Carl Hendrix, who is stationed at Cannon Air Force Base, brought his 5-year-old daughter, Sophie, to the park.

“This is my first time,” said Hendrix, who has been in the area for three years. “That’s all she talked about.”

The Clovis Community Choir was originally scheduled to perform at 8:30 p.m. before the fireworks, but were delayed because of a constant drizzle for about an hour.

Stephen Adams and Roxanne Davis, both stationed at Cannon, were among the many who fired their own fireworks during the delay.

“We bought them for later, but there’s nothing right now so we’re doing this right now,” Davis said as she lit a Roman candle over the lake.
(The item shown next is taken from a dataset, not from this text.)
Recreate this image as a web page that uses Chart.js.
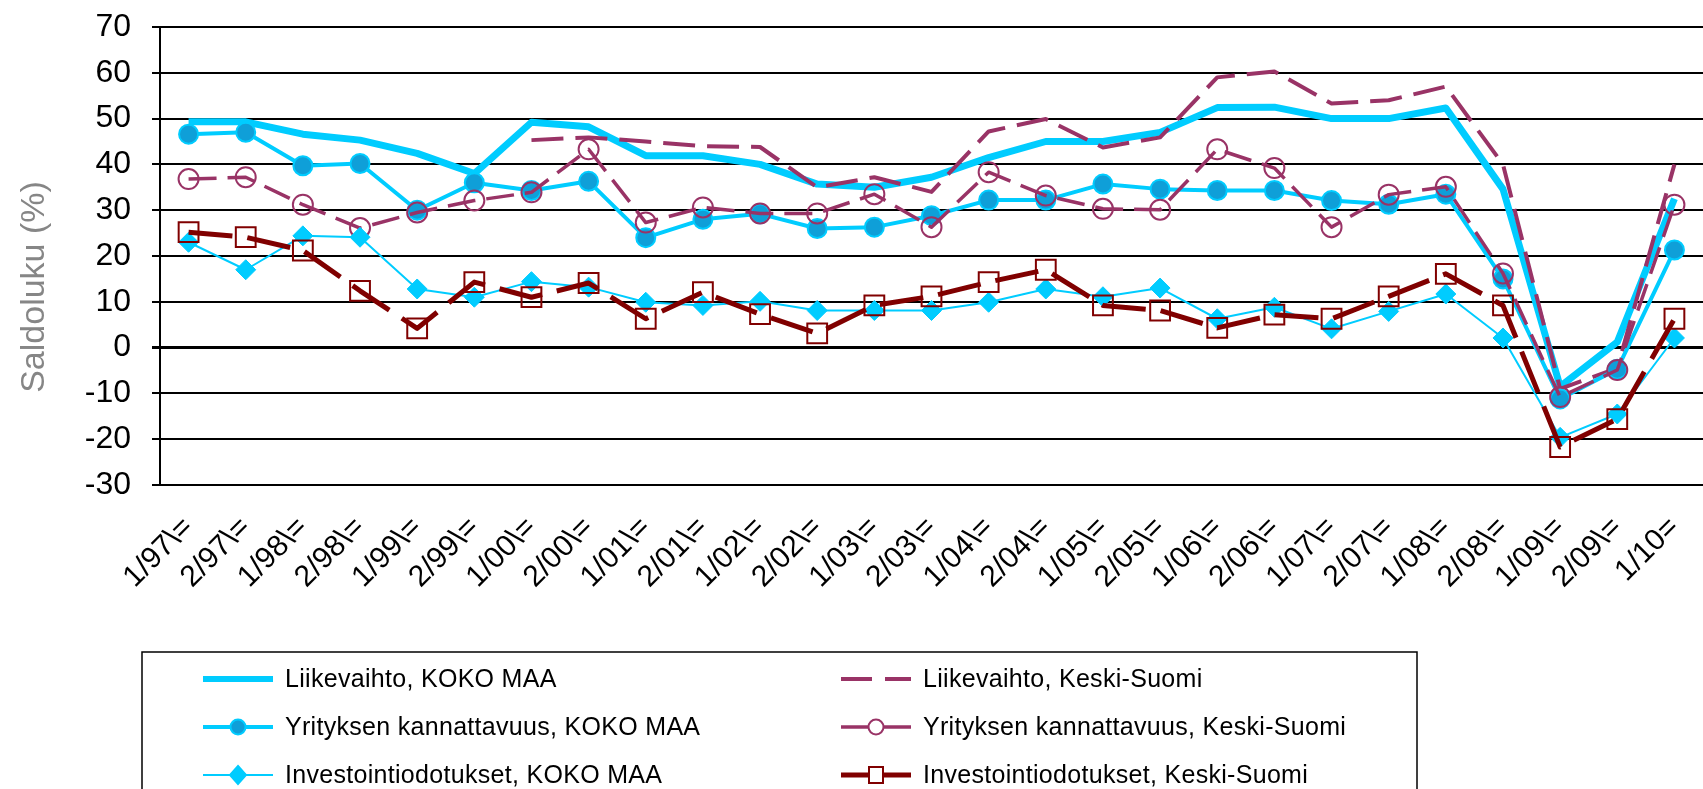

The pair bought nearly 200 fireworks.

When the rain subsided, the 100-member choir took the stage and sang various patriotic songs. As they sang the national anthem, fireworks shot over the lake.

Scott Henry, a member of the choir, said he enjoyed singing because music is his life. He and his family enjoyed the show.

“This is the closest I’ve ever been to watching it,” said Henry’s 10-year-old son, Bailey.